Your forgot method 4 Mike, thats to write a book about it.......jeez.:cheesygri 

Bob


----------



## AAPaint (Apr 18, 2005)

Wow....That .4 markup is 40% eh? That's dang nice....I only charge 15% on materials usually. I think I gotta beef up the numbers in that area a little! I'm afraid if I did it'll make me un-reasonable on paint prices. I dunno if I'd get away with $65/gallon, hehe! :cheesygri


----------



## Mike Finley (Apr 28, 2004)

Glasshousebltr said:


> Your forgot method 4 Mike, thats to write a book about it.......jeez.:cheesygri
> 
> Bob


I gotta write em that long so I can ensure Grumpy won't pick up any of these secrets. He won't read anything longer than 50 words so I can always get these by him! :cheesygri


----------



## Mike Finley (Apr 28, 2004)

AAPaint said:


> Wow....That .4 markup is 40% eh? That's dang nice....I only charge 15% on materials usually. I think I gotta beef up the numbers in that area a little! I'm afraid if I did it'll make me un-reasonable on paint prices. I dunno if I'd get away with $65/gallon, hehe! :cheesygri


I'm sure that the mark-up is going to be different in different industries but I try to shoot for 40%. Sometimes its even more and sometimes it is even less. When I send a customer to pick out their ceramic tile to my tile wholesaler the mark up is only 25% because that is my current discount I get there and they show the customers retail pricing, so it does vary.

It certainly would be hard for me to justify outlaying money for customers products and assuming all the risk and responsibility, not to mention the time involved in picking them up, unpacking them, storing them and such for only 15% markup.


----------



## AAPaint (Apr 18, 2005)

Mike Finley said:


> I'm sure that the mark-up is going to be different in different industries but I try to shoot for 40%. Sometimes its even more and sometimes it is even less.

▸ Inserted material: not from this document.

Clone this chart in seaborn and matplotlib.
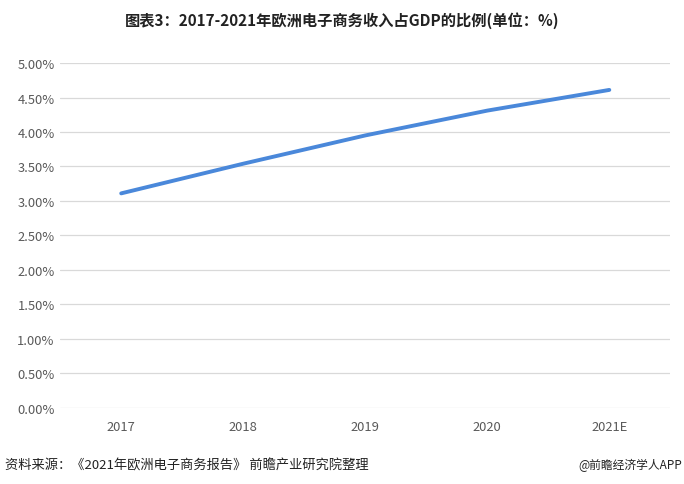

When I send a customer to pick out their ceramic tile to my tile wholesaler the mark up is only 25% because that is my current discount I get there and they show the customers retail pricing, so it does vary.
> 
> It certainly would be hard for me to justify outlaying money for customers products and assuming all the risk and responsibility, not to mention the time involved in picking them up, unpacking them, storing them and such for only 15% markup.


Materials for me is paint, stain, and drywall pretty much. 

You know, I guess I just always looked at it differently. I charge 1-2 hours for pickup and delivery time involved....plus take 15% markup. I guess it works out the same?


----------



## Humble Abode (Mar 19, 2005)

AAPaint said:


> Materials for me is paint, stain, and drywall pretty much.
> 
> You know, I guess I just always looked at it differently. I charge 1-2 hours for pickup and delivery time involved....plus take 15% markup. I guess it works out the same?


It sounds like it does. I charge 50% on all materials and don't bother figureing out how many gallons of gas and time etc. it took me to handle it. And, like I said in the other thread I don't put the materials on the bid.


----------



## carpenter 1st (Sep 2, 2005)

well, the whole biz from the lumberyards to the inspectors is what you might call an ol' boy network. besides, i can't really prove anything. i'm not the only one who has this problem, and NONE of us can get anything on them. anyway who would i report problems to? the BBB???(talk about the blind leading the blind.)


----------



## Humble Abode (Mar 19, 2005)

carpenter1st said:


> (talk about the blind leading the blind.)


Oh the BLB? I'm a member.


----------



## Cole (Aug 27, 2004)

Mike Finley said:


> I gotta write em that long so I can ensure Grumpy won't pick up any of these secrets. He won't read anything longer than 50 words so I can always get these by him! :cheesygri


 :cheesygri :cheesygri :cheesygri :cheesygri :cheesygri


----------



## Mike Finley (Apr 28, 2004)

carpenter1st said:


> well, the whole biz from the lumberyards to the inspectors is what you might call an ol' boy network. besides, i can't really prove anything. i'm not the only one who has this problem, and NONE of us can get anything on them. anyway who would i report problems to? the BBB???(talk about the blind leading the blind.)


Couldn't you prove it to yourself by just talking to these customers of yours they are calling. Then I would get on the blower and give the little f#ckers down there a good cussing. Then maybe go to the place and start cussing out the manager right on the floor in front of his customers. Get some other contractors together and make sure these idiots know that they are screwing the people keeping them in business!


----------